REQUIREMENT => Give the material again in full, matching it exactly.

□ □ □ □

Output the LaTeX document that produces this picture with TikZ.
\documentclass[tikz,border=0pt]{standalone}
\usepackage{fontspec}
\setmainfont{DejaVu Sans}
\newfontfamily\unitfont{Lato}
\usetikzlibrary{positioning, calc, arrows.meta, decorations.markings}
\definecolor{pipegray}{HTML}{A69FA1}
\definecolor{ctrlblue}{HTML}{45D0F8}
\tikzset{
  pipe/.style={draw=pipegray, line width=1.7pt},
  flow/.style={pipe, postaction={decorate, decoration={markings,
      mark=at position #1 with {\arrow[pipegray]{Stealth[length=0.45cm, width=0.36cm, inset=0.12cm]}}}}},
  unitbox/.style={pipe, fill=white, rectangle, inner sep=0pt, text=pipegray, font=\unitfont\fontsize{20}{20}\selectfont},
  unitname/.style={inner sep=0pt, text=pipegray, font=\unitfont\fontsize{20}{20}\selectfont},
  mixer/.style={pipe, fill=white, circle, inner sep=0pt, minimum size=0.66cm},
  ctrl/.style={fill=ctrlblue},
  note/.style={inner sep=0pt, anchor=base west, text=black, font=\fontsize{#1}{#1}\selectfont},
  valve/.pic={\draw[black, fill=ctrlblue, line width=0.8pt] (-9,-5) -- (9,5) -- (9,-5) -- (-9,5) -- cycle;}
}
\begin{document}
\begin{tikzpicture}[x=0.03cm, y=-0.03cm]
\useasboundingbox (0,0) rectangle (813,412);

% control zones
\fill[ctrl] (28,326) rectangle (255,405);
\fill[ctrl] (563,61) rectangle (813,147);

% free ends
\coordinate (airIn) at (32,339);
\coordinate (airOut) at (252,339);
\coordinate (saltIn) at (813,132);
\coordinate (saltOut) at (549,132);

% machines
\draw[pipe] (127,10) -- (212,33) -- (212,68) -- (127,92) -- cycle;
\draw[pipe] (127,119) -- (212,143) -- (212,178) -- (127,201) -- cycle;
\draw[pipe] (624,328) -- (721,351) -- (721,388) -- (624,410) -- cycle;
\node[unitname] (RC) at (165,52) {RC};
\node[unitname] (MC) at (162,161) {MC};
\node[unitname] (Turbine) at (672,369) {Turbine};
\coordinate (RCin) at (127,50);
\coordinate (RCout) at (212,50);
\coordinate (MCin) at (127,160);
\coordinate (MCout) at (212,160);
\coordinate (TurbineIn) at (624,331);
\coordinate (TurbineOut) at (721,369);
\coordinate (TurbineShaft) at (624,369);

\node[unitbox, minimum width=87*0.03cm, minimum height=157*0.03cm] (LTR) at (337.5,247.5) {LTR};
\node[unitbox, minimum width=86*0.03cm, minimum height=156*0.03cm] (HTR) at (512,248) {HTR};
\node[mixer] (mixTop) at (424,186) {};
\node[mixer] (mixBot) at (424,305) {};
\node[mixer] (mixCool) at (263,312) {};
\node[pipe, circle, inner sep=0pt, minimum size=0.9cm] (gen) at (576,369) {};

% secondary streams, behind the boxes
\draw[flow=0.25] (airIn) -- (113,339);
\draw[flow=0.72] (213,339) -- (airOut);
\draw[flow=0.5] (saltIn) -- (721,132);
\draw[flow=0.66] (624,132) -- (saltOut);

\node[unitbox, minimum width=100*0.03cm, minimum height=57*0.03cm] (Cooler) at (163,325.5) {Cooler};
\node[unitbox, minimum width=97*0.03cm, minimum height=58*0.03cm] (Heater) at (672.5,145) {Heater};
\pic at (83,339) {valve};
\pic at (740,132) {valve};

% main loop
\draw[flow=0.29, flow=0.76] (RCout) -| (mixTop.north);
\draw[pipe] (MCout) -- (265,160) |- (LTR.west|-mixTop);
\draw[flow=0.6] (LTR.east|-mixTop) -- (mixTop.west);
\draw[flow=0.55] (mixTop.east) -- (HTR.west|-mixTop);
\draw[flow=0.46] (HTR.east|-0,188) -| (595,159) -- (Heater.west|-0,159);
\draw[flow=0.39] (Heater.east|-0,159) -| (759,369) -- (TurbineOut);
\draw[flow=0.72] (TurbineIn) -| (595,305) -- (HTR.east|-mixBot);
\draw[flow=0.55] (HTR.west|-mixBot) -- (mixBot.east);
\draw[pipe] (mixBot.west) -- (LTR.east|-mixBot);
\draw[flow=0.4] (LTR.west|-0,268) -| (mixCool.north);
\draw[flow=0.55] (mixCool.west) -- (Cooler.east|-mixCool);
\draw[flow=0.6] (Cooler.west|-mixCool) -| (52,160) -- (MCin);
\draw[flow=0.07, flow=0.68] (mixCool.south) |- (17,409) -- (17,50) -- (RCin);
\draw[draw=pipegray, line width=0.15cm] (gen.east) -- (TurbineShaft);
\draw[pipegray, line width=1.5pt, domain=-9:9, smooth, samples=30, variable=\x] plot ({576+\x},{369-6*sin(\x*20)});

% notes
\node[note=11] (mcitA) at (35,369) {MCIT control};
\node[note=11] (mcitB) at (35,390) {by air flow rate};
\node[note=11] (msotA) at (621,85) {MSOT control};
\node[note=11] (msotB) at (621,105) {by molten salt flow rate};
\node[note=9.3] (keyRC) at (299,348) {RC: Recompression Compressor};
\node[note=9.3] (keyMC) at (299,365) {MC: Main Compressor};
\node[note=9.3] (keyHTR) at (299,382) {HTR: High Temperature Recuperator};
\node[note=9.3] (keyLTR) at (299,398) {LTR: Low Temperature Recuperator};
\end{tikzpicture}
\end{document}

□ □ □ □

SOLUTION FOR THIS EXERCISE =>
Output the LaTeX document that produces this picture with TikZ.
\documentclass[tikz,border=0pt]{standalone}
\usepackage{fontspec}
\setmainfont{DejaVu Sans}
\newfontfamily\unitfont{Lato}
\usetikzlibrary{positioning, calc, arrows.meta, decorations.markings}
\definecolor{pipegray}{HTML}{A69FA1}
\definecolor{ctrlblue}{HTML}{45D0F8}
\tikzset{
  pipe/.style={draw=pipegray, line width=1.7pt},
  flow/.style={pipe, postaction={decorate, decoration={markings,
      mark=at position #1 with {\arrow[pipegray]{Stealth[length=0.45cm, width=0.36cm, inset=0.12cm]}}}}},
  unitbox/.style={pipe, fill=white, rectangle, inner sep=0pt, text=pipegray, font=\unitfont\fontsize{20}{20}\selectfont},
  unitname/.style={inner sep=0pt, text=pipegray, font=\unitfont\fontsize{20}{20}\selectfont},
  mixer/.style={pipe, fill=white, circle, inner sep=0pt, minimum size=0.66cm},
  ctrl/.style={fill=ctrlblue},
  note/.style={inner sep=0pt, anchor=base west, text=black, font=\fontsize{#1}{#1}\selectfont},
  valve/.pic={\draw[black, fill=ctrlblue, line width=0.8pt] (-9,-5) -- (9,5) -- (9,-5) -- (-9,5) -- cycle;}
}
\begin{document}
\begin{tikzpicture}[x=0.03cm, y=-0.03cm]
\useasboundingbox (0,0) rectangle (813,412);

% control zones
\fill[ctrl] (28,326) rectangle (255,405);
\fill[ctrl] (563,61) rectangle (813,147);

% free ends
\coordinate (airIn) at (32,339);
\coordinate (airOut) at (252,339);
\coordinate (saltIn) at (813,132);
\coordinate (saltOut) at (549,132);

% machines
\draw[pipe] (127,10) -- (212,33) -- (212,68) -- (127,92) -- cycle;
\draw[pipe] (127,119) -- (212,143) -- (212,178) -- (127,201) -- cycle;
\draw[pipe] (624,328) -- (721,351) -- (721,388) -- (624,410) -- cycle;
\node[unitname] (RC) at (165,52) {RC};
\node[unitname] (MC) at (162,161) {MC};
\node[unitname] (Turbine) at (672,369) {Turbine};
\coordinate (RCin) at (127,50);
\coordinate (RCout) at (212,50);
\coordinate (MCin) at (127,160);
\coordinate (MCout) at (212,160);
\coordinate (TurbineIn) at (624,331);
\coordinate (TurbineOut) at (721,369);
\coordinate (TurbineShaft) at (624,369);

\node[unitbox, minimum width=87*0.03cm, minimum height=157*0.03cm] (LTR) at (337.5,247.5) {LTR};
\node[unitbox, minimum width=86*0.03cm, minimum height=156*0.03cm] (HTR) at (512,248) {HTR};
\node[mixer] (mixTop) at (424,186) {};
\node[mixer] (mixBot) at (424,305) {};
\node[mixer] (mixCool) at (263,312) {};
\node[pipe, circle, inner sep=0pt, minimum size=0.9cm] (gen) at (576,369) {};

% secondary streams, behind the boxes
\draw[flow=0.25] (airIn) -- (113,339);
\draw[flow=0.72] (213,339) -- (airOut);
\draw[flow=0.5] (saltIn) -- (721,132);
\draw[flow=0.66] (624,132) -- (saltOut);

\node[unitbox, minimum width=100*0.03cm, minimum height=57*0.03cm] (Cooler) at (163,325.5) {Cooler};
\node[unitbox, minimum width=97*0.03cm, minimum height=58*0.03cm] (Heater) at (672.5,145) {Heater};
\pic at (83,339) {valve};
\pic at (740,132) {valve};

% main loop
\draw[flow=0.29, flow=0.76] (RCout) -| (mixTop.north);
\draw[pipe] (MCout) -- (265,160) |- (LTR.west|-mixTop);
\draw[flow=0.6] (LTR.east|-mixTop) -- (mixTop.west);
\draw[flow=0.55] (mixTop.east) -- (HTR.west|-mixTop);
\draw[flow=0.46] (HTR.east|-0,188) -| (595,159) -- (Heater.west|-0,159);
\draw[flow=0.39] (Heater.east|-0,159) -| (759,369) -- (TurbineOut);
\draw[flow=0.72] (TurbineIn) -| (595,305) -- (HTR.east|-mixBot);
\draw[flow=0.55] (HTR.west|-mixBot) -- (mixBot.east);
\draw[pipe] (mixBot.west) -- (LTR.east|-mixBot);
\draw[flow=0.4] (LTR.west|-0,268) -| (mixCool.north);
\draw[flow=0.55] (mixCool.west) -- (Cooler.east|-mixCool);
\draw[flow=0.6] (Cooler.west|-mixCool) -| (52,160) -- (MCin);
\draw[flow=0.07, flow=0.68] (mixCool.south) |- (17,409) -- (17,50) -- (RCin);
\draw[draw=pipegray, line width=0.15cm] (gen.east) -- (TurbineShaft);
\draw[pipegray, line width=1.5pt, domain=-9:9, smooth, samples=30, variable=\x] plot ({576+\x},{369-6*sin(\x*20)});

% notes
\node[note=11] (mcitA) at (35,369) {MCIT control};
\node[note=11] (mcitB) at (35,390) {by air flow rate};
\node[note=11] (msotA) at (621,85) {MSOT control};
\node[note=11] (msotB) at (621,105) {by molten salt flow rate};
\node[note=9.3] (keyRC) at (299,348) {RC: Recompression Compressor};
\node[note=9.3] (keyMC) at (299,365) {MC: Main Compressor};
\node[note=9.3] (keyHTR) at (299,382) {HTR: High Temperature Recuperator};
\node[note=9.3] (keyLTR) at (299,398) {LTR: Low Temperature Recuperator};
\end{tikzpicture}
\end{document}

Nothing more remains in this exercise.